13. - 15. Februar 1995: 50. Jahrestag der Bombardierung Dresdens; Thematisierung der alliierten "Verbrechen" gegenüber Deutschland.
19. März 1995: Der hundertste Geburtstag von Ernst Jünger, des Heroenschreibers aus
dem ersten Weltkrieg und Inspirators der "Konservativen Revolution" in der Weimarer Republik wird
vermutlich zu einem nationalen Ereignis auch dann hochstilisiert werden, wenn Jünger bis
dahin stirbt.
11. April 1995: Selbstbefreiung des Konzentrationslagers Buchenwald, dessen Verwendung in den
Jahren 1945ff heute in erster Linie interessiert ("Wer von den KZ-Greueln der Nazis spricht, darf
über die sowjetischen Internierungsgreueln der Jahre 1945 - 47 nicht schweigen"). Als
Höhepunkt der Gedenkfeierlichkeiten ist eine Rede des ehemaligen KZ-Insassen Jorge Semprun
vorgesehen, der schon als Preisträger des diesjährigen "Friedenspreises des deutschen
Buchhandels" mit seiner Gleichsetzung von Gulag und Auschwitz sowie Hitler'schem KZ und Stalin'schem
Internierungslager zu beeindrucken wußte.
Zu befürchten ist, daß wir nach der Wendemarke des 8. Mai noch eine ganze Serie revanchismusgetränkter
Gedenktage aus Anlaß der Vertreibungen und Forderungen nach "Sühne"
für die gegenüber den Deutschen begangenen "Verbrechen" erleben werden.
InterviewEinleitung:
Das Jahr 1995 wird nicht nur eine weitere Fortführung rassistischer und mittlerweile teilweise
institutionalisierter Angriffe gegenüber Flüchtlingen bringen, sondern wir sollen
auch noch Zeugen eines einzigartigen Geschichtsrevisionismus werden. Was sich im vorangegangenen
Jahr durch die Art und Weise der Begehung des Stauffenberg-Attentats, des Warschauer Aufstandes,
der Landung der West-Alliierten oder die Verabschiedung der alliierten Soldaten aus Berlin
bereits abzeichnete, wird in diesem Jahr durch die "neu-groß-deutsche" Interpretation
weiterer Gedenktage, deren Höhepunkt der 8. Mai darstellt, fortgeführt werden.

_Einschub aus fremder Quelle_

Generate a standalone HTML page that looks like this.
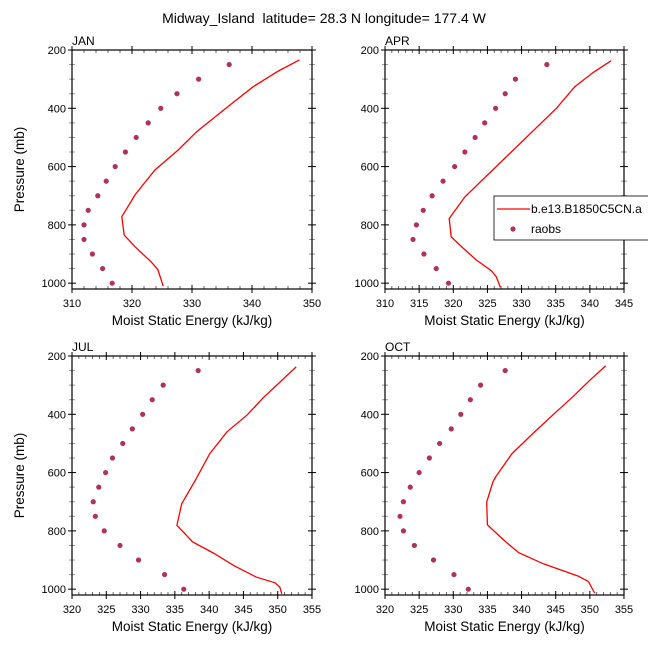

Dieser Umdeutung historischer Fakten entgegen steht der Versuch eine explizit anti-deutsche
"Strömung" in bundesweitem Maßstab zu initiieren, die, auf früher existierenden
anti-deutschen Ansätzen aufbauend ("Nie wieder Deutschland" oder "Etwas besseres als die
Nation"), gegen die deutschen Großmachtbestrebungen aber auch gegen den Opportunismus in
weiten Teilen der Linken gewendet ist. Um über Ziele und Inhalte eines solchen Ansatzes mehr
zu erfahren, führten wir ein Interview mit zwei Vertretern einer Vorbereitungsgruppe, die
Gegenaktionen zur offiziellen Interpretation der anstehenden Gedenktage plant, durch.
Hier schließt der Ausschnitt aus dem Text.